[Code that draws figures]
* begin *
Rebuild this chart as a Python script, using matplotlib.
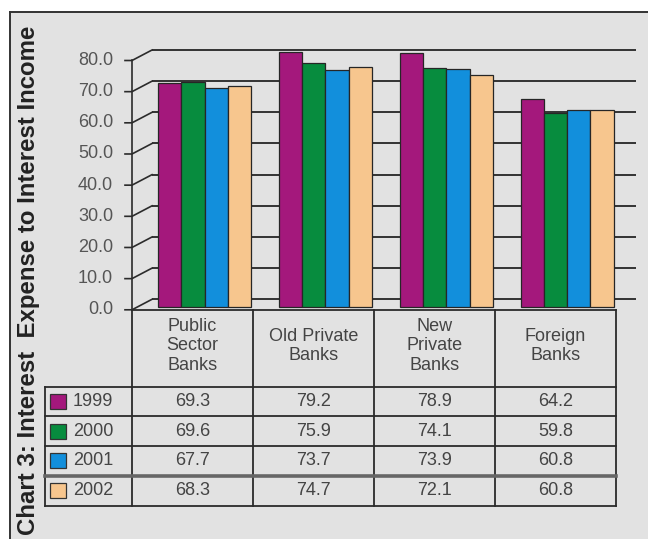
import matplotlib
matplotlib.use('Agg')
import matplotlib.pyplot as plt
from matplotlib.patches import Rectangle
from matplotlib.lines import Line2D

## data
banks = ['Public\nSector\nBanks', 'Old Private\nBanks', 'New\nPrivate\nBanks', 'Foreign\nBanks']
years = ['1999', '2000', '2001', '2002']
v1999 = [69.3, 79.2, 78.9, 64.2]
v2000 = [69.6, 75.9, 74.1, 59.8]
v2001 = [67.7, 73.7, 73.9, 60.8]
v2002 = [68.3, 74.7, 72.1, 60.8]
yticks = [0, 10, 20, 30, 40, 50, 60, 70, 80]

series = [v1999, v2000, v2001, v2002]
colors = ['#a4187c', '#078c3e', '#128fdc', '#f7c68e']

W, H = 648, 539
narrow = ['Liberation Sans Narrow', 'Liberation Sans', 'DejaVu Sans']
txt_col = '#444444'
line_col = '#2b2b2b'


def px_rect(x0, y0, x1, y1) :
    # pixel box (top-left origin) -> figure fraction rect
    return [x0 / W, 1 - y1 / H, (x1 - x0) / W, (y1 - y0) / H]


def plot() :
    fig = plt.figure(figsize=(W / 100, H / 100), dpi=100)
    fig.patch.set_facecolor('white')

    # gray panel with left/top border
    fig.add_artist(Rectangle((10 / W, 0), 1 - 10 / W, 1 - 12 / H, transform=fig.transFigure,
                             facecolor='#e2e2e2', edgecolor='none', zorder=0))
    fig.add_artist(Line2D([10 / W, 10 / W], [0, 1 - 12 / H], transform=fig.transFigure,
                          color='#333333', lw=1.4))
    fig.add_artist(Line2D([10 / W, 1], [1 - 12 / H, 1 - 12 / H], transform=fig.transFigure,
                          color='#333333', lw=1.4))

    fig.text(29 / W, 1 - 280 / H, 'Chart 3: Interest  Expense to Interest Income',
             rotation=90, ha='center', va='center', fontsize=17.3, fontweight='bold',
             family=['Liberation Sans', 'DejaVu Sans'], color='#222222')

    # back wall axes: value 0 at y=299, 80 at y=50
    ppu = (299.3 - 50) / 80.0
    ylo, yhi = -3.6, 82
    grp_c0, grp_step = 204.5, 120.9
    x_left, x_right = 152, 636
    xlo = (x_left - grp_c0) / grp_step
    xhi = (x_right - grp_c0) / grp_step
    ax = fig.add_axes(px_rect(x_left, 50 - (yhi - 80) * ppu, x_right, 299.3 - ylo * ppu))
    ax.set_xlim(xlo, xhi)
    ax.set_ylim(ylo, yhi)
    ax.axis('off')

    ax.hlines(yticks, xlo, xhi, color='#333333', lw=1.4, zorder=1)

    # bars stand on the floor, tops read against the back wall
    floor = (299.3 - 306.7) / ppu
    bw = 23.2 / grp_step
    for k, vals in enumerate(series) :
        xs = [i + (k - 1.5) * bw for i in range(len(banks))]
        ax.bar(xs, [v - floor for v in vals], bottom=floor, width=bw,
               color=colors[k], edgecolor='#262626', lw=0.9, zorder=3)

    # front value axis, offset from the back wall
    dx = -20 / grp_step
    dy = -10.5 / ppu
    fx = xlo + dx
    ax.plot([fx, fx], [yticks[0] + dy, yticks[-1] + dy], color=line_col, lw=1.2,
            clip_on=False, zorder=4)
    for t in yticks :
        ax.plot([fx - 7 / grp_step, fx, xlo], [t + dy, t + dy, t], color=line_col,
                lw=1.2, clip_on=False, zorder=4)
        ax.text(fx - 19 / grp_step, t + dy, '%.1f' % t, ha='right', va='center',
                fontsize=13, family=narrow, color='#555555')

    # data table under the chart
    tax = fig.add_axes(px_rect(40, 305, 620, 510))
    tax.set_xlim(40, 620)
    tax.set_ylim(510, 305)
    tax.axis('off')

    col_x = [132 + 121 * j for j in range(len(banks) + 1)]
    head_top, head_bot = 310, 386.7
    row_h = 29.7
    row_y = [head_bot + row_h * r for r in range(len(years) + 1)]
    lab_left = 45

    lk = dict(color=line_col, lw=1.3, zorder=2)
    tax.plot([col_x[0], col_x[-1]], [head_top, head_top], **lk)
    for j, x in enumerate(col_x) :
        tax.plot([x, x], [head_top, row_y[-1]], **lk)
    tax.plot([lab_left, lab_left], [head_bot, row_y[-1]], **lk)
    for r, y in enumerate(row_y) :
        if r == 3 :
            tax.plot([lab_left, col_x[-1]], [y, y], color='#666666', lw=2.6, zorder=2)
        else :
            tax.plot([lab_left, col_x[-1]], [y, y], **lk)

    for j, name in enumerate(banks) :
        tax.text((col_x[j] + col_x[j + 1]) / 2, 346, name, ha='center', va='center',
                 fontsize=13, family=narrow, color=txt_col, linespacing=1.2)

    for r, yr in enumerate(years) :
        yc = (row_y[r] + row_y[r + 1]) / 2
        tax.add_patch(Rectangle((50, yc - 7.5), 16, 15, facecolor=colors[r],
                                edgecolor='#333333', lw=0.9, zorder=3))
        tax.text(73, yc, yr, ha='left', va='center', fontsize=13, family=narrow,
                 color=txt_col)
        for j in range(len(banks)) :
            tax.text((col_x[j] + col_x[j + 1]) / 2, yc, '%.1f' % series[r][j],
                     ha='center', va='center', fontsize=13, family=narrow, color=txt_col)

    plt.savefig('out.png', dpi=100, facecolor=fig.get_facecolor())


if __name__ == '__main__' :
    plot()
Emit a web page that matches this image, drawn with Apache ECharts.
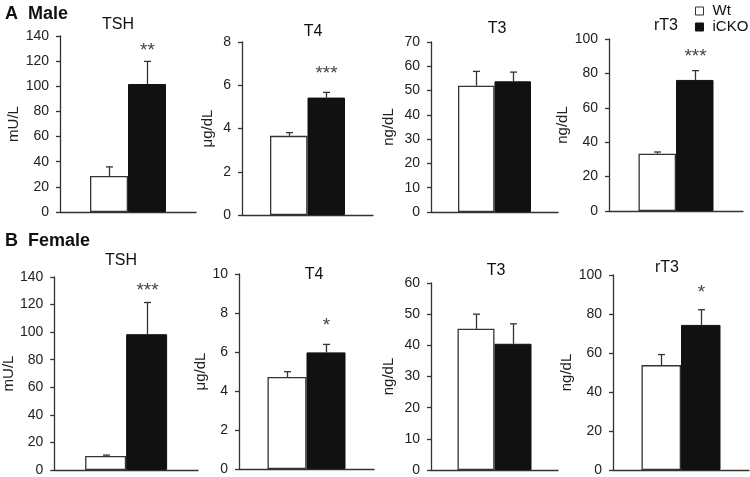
<!DOCTYPE html>
<html><head><meta charset="utf-8">
<script src="https://cdn.jsdelivr.net/npm/echarts@6/dist/echarts.min.js"></script>
<style>html,body{margin:0;padding:0;background:#fff}#c{width:750px;height:477px}</style>
</head><body><div id="c"></div>
<script>
// ---------- data ----------
const hormones = ['TSH', 'T4', 'T3', 'rT3'];
const units = ['mU/L', 'μg/dL', 'ng/dL', 'ng/dL'];
const groups = ['Wt', 'iCKO'];
const rowLetters = ['A', 'B'];
const rowNames = ['Male', 'Female'];

const maleWt = [28.7, 3.66, 52.0, 33.3];
const maleWtErr = [7.2, 0.15, 5.9, 1.0];
const maleKO = [101.8, 5.43, 53.8, 76.2];
const maleKOErr = [18.0, 0.24, 3.8, 5.4];
const maleSig = ['**', '***', '', '***'];
const maleAxisMax = [140, 8, 70, 100];
const maleAxisStep = [20, 2, 10, 20];

const femaleWt = [10.2, 4.72, 45.3, 53.8];
const femaleWtErr = [0.6, 0.27, 4.7, 5.4];
const femaleKO = [98.5, 5.98, 40.5, 74.4];
const femaleKOErr = [23.0, 0.41, 6.4, 7.8];
const femaleSig = ['***', '*', '', '*'];
const femaleAxisMax = [140, 10, 60, 100];
const femaleAxisStep = [20, 2, 10, 20];

// ---------- layout (styling only) ----------
const layout = [
  {l:60, r:196, t:36, b:212, bw:38, gap:36, tx:118, ty:25, star:11},
  {l:242, r:373, t:42, b:215, bw:37.5, gap:27, tx:313, ty:32, star:19},
  {l:431, r:558, t:42, b:212, bw:36.5, gap:35, tx:497, ty:29, star:16},
  {l:609, r:743, t:39, b:211, bw:37.5, gap:33, tx:666, ty:26, star:14},
  {l:51, r:198, t:277, b:472, bw:41, gap:35, tx:121, ty:261, star:12},
  {l:239, r:374, t:274, b:469, bw:39, gap:24, tx:314, ty:275, star:19},
  {l:431, r:558, t:283, b:470, bw:37, gap:35, tx:496, ty:271, star:16},
  {l:613, r:749, t:275, b:472, bw:39.5, gap:37, tx:667, ty:268, star:17}
];
const rowLabelY = [14, 241];

const FONT = '"Liberation Sans", Arial, sans-serif';
const AX = '#333';

const rows = [
  {wt: maleWt, wtErr: maleWtErr, ko: maleKO, koErr: maleKOErr, sig: maleSig, max: maleAxisMax, step: maleAxisStep},
  {wt: femaleWt, wtErr: femaleWtErr, ko: femaleKO, koErr: femaleKOErr, sig: femaleSig, max: femaleAxisMax, step: femaleAxisStep}
];

const grid = [], xAxis = [], yAxis = [], series = [], graphic = [];

rows.forEach((row, r) => {
  hormones.forEach((h, j) => {
    const k = r * 4 + j;
    const L = layout[k];
    grid.push({left: L.l, top: L.t, width: L.r - L.l, height: L.b - L.t, containLabel: false});
    xAxis.push({
      type: 'category', gridIndex: k, data: [h],
      axisLine: {show: true, lineStyle: {color: AX, width: 1.3}},
      axisTick: {show: false}, axisLabel: {show: false}
    });
    yAxis.push({
      type: 'value', gridIndex: k, min: 0, max: row.max[j], interval: row.step[j],
      name: units[j], nameLocation: 'middle', nameRotate: 90, nameGap: L.gap,
      nameTextStyle: {fontFamily: FONT, fontSize: 15, color: '#222'},
      axisLine: {show: true, lineStyle: {color: AX, width: 1.3}},
      axisTick: {show: true, inside: false, length: 4, lineStyle: {color: AX, width: 1.3}},
      axisLabel: {fontFamily: FONT, fontSize: 14, color: '#222', margin: 11},
      splitLine: {show: false}
    });
    series.push({
      type: 'bar', name: groups[0], xAxisIndex: k, yAxisIndex: k,
      data: [row.wt[j]], barWidth: L.bw, barGap: '0%',
      itemStyle: {color: '#fff', borderColor: AX, borderWidth: 1.3},
      emphasis: {disabled: true}, silent: true
    });
    series.push({
      type: 'bar', name: groups[1], xAxisIndex: k, yAxisIndex: k,
      data: [row.ko[j]], barWidth: L.bw, barGap: '0%',
      itemStyle: {color: '#111', borderColor: '#111', borderWidth: 1},
      emphasis: {disabled: true}, silent: true
    });
    const sig = row.sig[j];
    series.push({
      type: 'custom', xAxisIndex: k, yAxisIndex: k, silent: true, z: 5,
      encode: {x: 0, y: 1},
      data: [[0, row.wt[j], row.wtErr[j], -1], [0, row.ko[j], row.koErr[j], 1]],
      renderItem: function (params, api) {
        const side = api.value(3);
        const base = api.coord([api.value(0), api.value(1)]);
        const top = api.coord([api.value(0), api.value(1) + api.value(2)]);
        const x = Math.round(base[0] + side * L.bw / 2) + 0.5;
        const cap = 3.5;
        const children = [
          {type: 'line', shape: {x1: x, y1: base[1], x2: x, y2: top[1]}, style: {stroke: AX, lineWidth: 1.3}},
          {type: 'line', shape: {x1: x - cap, y1: top[1], x2: x + cap, y2: top[1]}, style: {stroke: AX, lineWidth: 1.3}}
        ];
        if (side > 0 && sig) {
          children.push({type: 'text', style: {text: sig, x: x, y: top[1] - L.star,
            textAlign: 'center', textVerticalAlign: 'middle', font: '19px ' + FONT, fill: '#444'}});
        }
        return {type: 'group', children: children};
      }
    });
    graphic.push({type: 'text', x: L.tx, y: L.ty, style: {text: h, font: '16px ' + FONT, fill: '#111',
      textAlign: 'center', textVerticalAlign: 'middle'}});
  });
  graphic.push({type: 'text', x: 5, y: rowLabelY[r], style: {text: rowLetters[r], font: 'bold 18px ' + FONT, fill: '#111', textVerticalAlign: 'middle'}});
  graphic.push({type: 'text', x: 28, y: rowLabelY[r], style: {text: rowNames[r], font: 'bold 18px ' + FONT, fill: '#111', textVerticalAlign: 'middle'}});
});

const chart = echarts.init(document.getElementById('c'), null, {renderer: 'canvas'});
chart.setOption({
  backgroundColor: '#fff',
  animation: false,
  grid, xAxis, yAxis, series, graphic,
  legend: {
    orient: 'vertical', left: 695, top: 3, padding: 0, itemWidth: 8, itemHeight: 8, itemGap: 0,
    icon: 'rect', selectedMode: false,
    textStyle: {fontFamily: FONT, fontSize: 15, color: '#111', lineHeight: 16, padding: [0, 0, 0, 4]},
    data: [
      {name: groups[0], itemStyle: {color: '#fff', borderColor: '#333', borderWidth: 1}},
      {name: groups[1], itemStyle: {color: '#111', borderColor: '#111', borderWidth: 1}}
    ]
  }
});
</script></body></html>
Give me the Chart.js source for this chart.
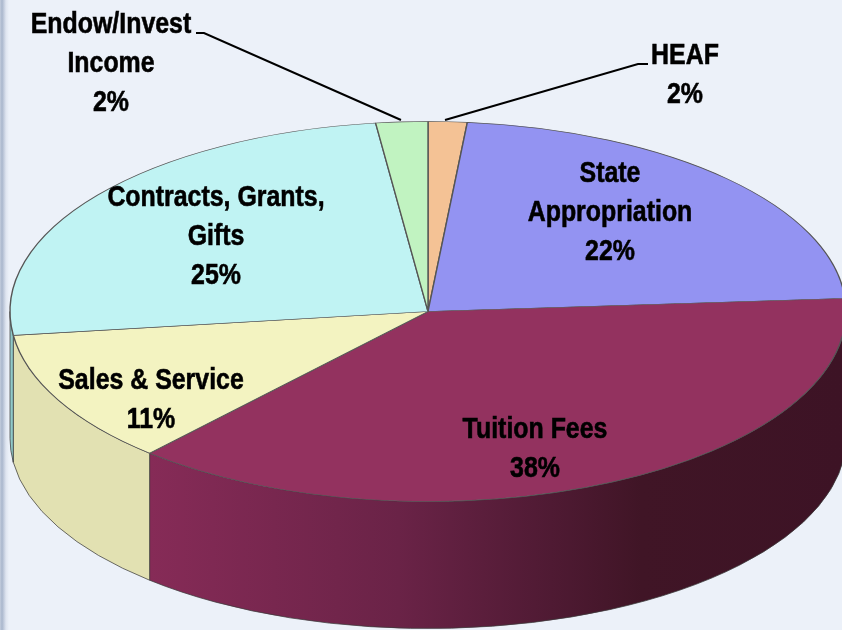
<!DOCTYPE html>
<html>
<head>
<meta charset="utf-8">
<style>
html,body{margin:0;padding:0;width:842px;height:630px;overflow:hidden;}
body{background:linear-gradient(to right,#c3cddd 0px,#a9b6cc 2px,#dfe5f0 6px,#ecf1f9 9px);}
canvas{display:block;}
</style>
</head>
<body>
<canvas id="chart" width="842" height="630"></canvas>
<script src="https://cdn.jsdelivr.net/npm/chart.js@4"></script>
<script>
/* ================= DATA ================= */
const categories = [
    ["HEAF"],
    ["State", "Appropriation"],
    ["Tuition Fees"],
    ["Sales & Service"],
    ["Contracts, Grants,", "Gifts"],
    ["Endow/Invest", "Income"]
];
const shares = [1.5, 22.4, 37.7, 11.4, 25, 2];
const sliceColors = ["#F4C295", "#9393F2", "#93325F", "#F3F3C1", "#C0F3F3", "#C1F3C1"];
const wallColors = ["#C29A76", "#7575C1", null, "#E2E1B2", "#8FC9C9", "#9AC29A"];

/* ================= LOOK ================= */
const SQUASH = 0.4545;     // top of the pie seen from an angle
const RADIUS = 418;
const WALL = 127;
const FONT = 'bold 30px "Liberation Sans", Arial, sans-serif';
const NARROW = 0.83;       // the original text is a condensed bold

// centre of each text block
const labelSpots = [
    [685, 75], [610, 213], [535, 449], [151, 400], [216, 237], [111, 64]
];
const leaders = [
    [[648, 64], [638, 64], [445, 120]],
    [[196, 33], [204, 33], [401, 120]]
];

/* ================= SIDE WALL ================= */
function tuitionGradient(ctx){
    let g = ctx.createLinearGradient(150, 0, 842, 0);
    g.addColorStop(0, "#862B57");
    g.addColorStop(0.36, "#6A2347");
    g.addColorStop(0.58, "#4F1A33");
    g.addColorStop(0.71, "#401526");
    g.addColorStop(1, "#3D1325");
    return g;
}

const wallPlugin = {
    id: "wall",
    beforeDatasetsDraw(chart){
        const ctx = chart.ctx;
        const arcs = chart.getDatasetMeta(0).data;
        const TWO_PI = Math.PI * 2;

        arcs.forEach((arc, i) => {
            let start = arc.startAngle;
            let end = arc.endAngle;
            // only the part facing the viewer, angles 0..PI
            for(let turn = -1; turn <= 1; turn++){
                let a0 = Math.max(start, turn * TWO_PI);
                let a1 = Math.min(end, turn * TWO_PI + Math.PI);
                if(a1 <= a0) continue;

                ctx.save();
                ctx.beginPath();
                ctx.ellipse(arc.x, arc.y, RADIUS, RADIUS * SQUASH, 0, a0, a1);
                ctx.lineTo(arc.x + RADIUS * Math.cos(a1), arc.y + RADIUS * SQUASH * Math.sin(a1) + WALL);
                ctx.ellipse(arc.x, arc.y + WALL, RADIUS, RADIUS * SQUASH, 0, a1, a0, true);
                ctx.closePath();
                ctx.fillStyle = wallColors[i] || tuitionGradient(ctx);
                ctx.fill();
                ctx.strokeStyle = "rgba(60,60,60,0.75)";
                ctx.lineWidth = 1;
                ctx.stroke();
                ctx.restore();
            }
        });

        // squash only the slices, not the text
        let first = arcs[0];
        ctx.save();
        ctx.translate(first.x, first.y);
        ctx.scale(1, SQUASH);
        ctx.translate(-first.x, -first.y);
    },
    afterDatasetsDraw(chart){
        chart.ctx.restore();
    }
};

/* ================= LABELS ================= */
const labelPlugin = {
    id: "sliceLabels",
    afterDraw(chart){
        const ctx = chart.ctx;
        ctx.save();

        ctx.strokeStyle = "#000";
        ctx.lineWidth = 2;
        leaders.forEach(line => {
            ctx.beginPath();
            line.forEach((p, i) => i ? ctx.lineTo(p[0], p[1]) : ctx.moveTo(p[0], p[1]));
            ctx.stroke();
        });

        ctx.font = FONT;
        ctx.fillStyle = "#000";
        ctx.lineWidth = 0.6;
        ctx.textAlign = "center";
        ctx.textBaseline = "middle";
        categories.forEach((lines, i) => {
            let all = lines.concat(Math.round(shares[i]) + "%");
            let top = labelSpots[i][1] - (all.length - 1) * 39 / 2;
            all.forEach((t, j) => {
                ctx.save();
                ctx.translate(labelSpots[i][0], top + j * 39);
                ctx.scale(NARROW, 1);
                ctx.fillText(t, 0, 0);
                ctx.strokeText(t, 0, 0);
                ctx.restore();
            });
        });
        ctx.restore();
    }
};

/* ================= CHART ================= */
new Chart(document.getElementById("chart"), {
    type: "pie",
    data: {
        labels: categories.map(c => c.join(" ")),
        datasets: [{
            data: shares,
            backgroundColor: sliceColors,
            borderColor: "#555",
            borderWidth: 1.4,
            radius: RADIUS,
            clip: false
        }]
    },
    options: {
        responsive: false,
        animation: false,
        events: [],
        layout: { padding: { left: 14, bottom: 7 } },
        plugins: { legend: { display: false }, tooltip: { enabled: false } }
    },
    plugins: [wallPlugin, labelPlugin]
});
</script>
</body>
</html>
* end *
▶ What you will do:
Write out each line of the listing above, exactly, from its first line to the line holding "from matplotlib.lines import Line2D", inclusive. Skip the pictures.

▶ Final answer:
Rebuild this chart as a Python script, using matplotlib.
import matplotlib
matplotlib.use('Agg')
import matplotlib.pyplot as plt
from matplotlib.patches import Rectangle
from matplotlib.lines import Line2D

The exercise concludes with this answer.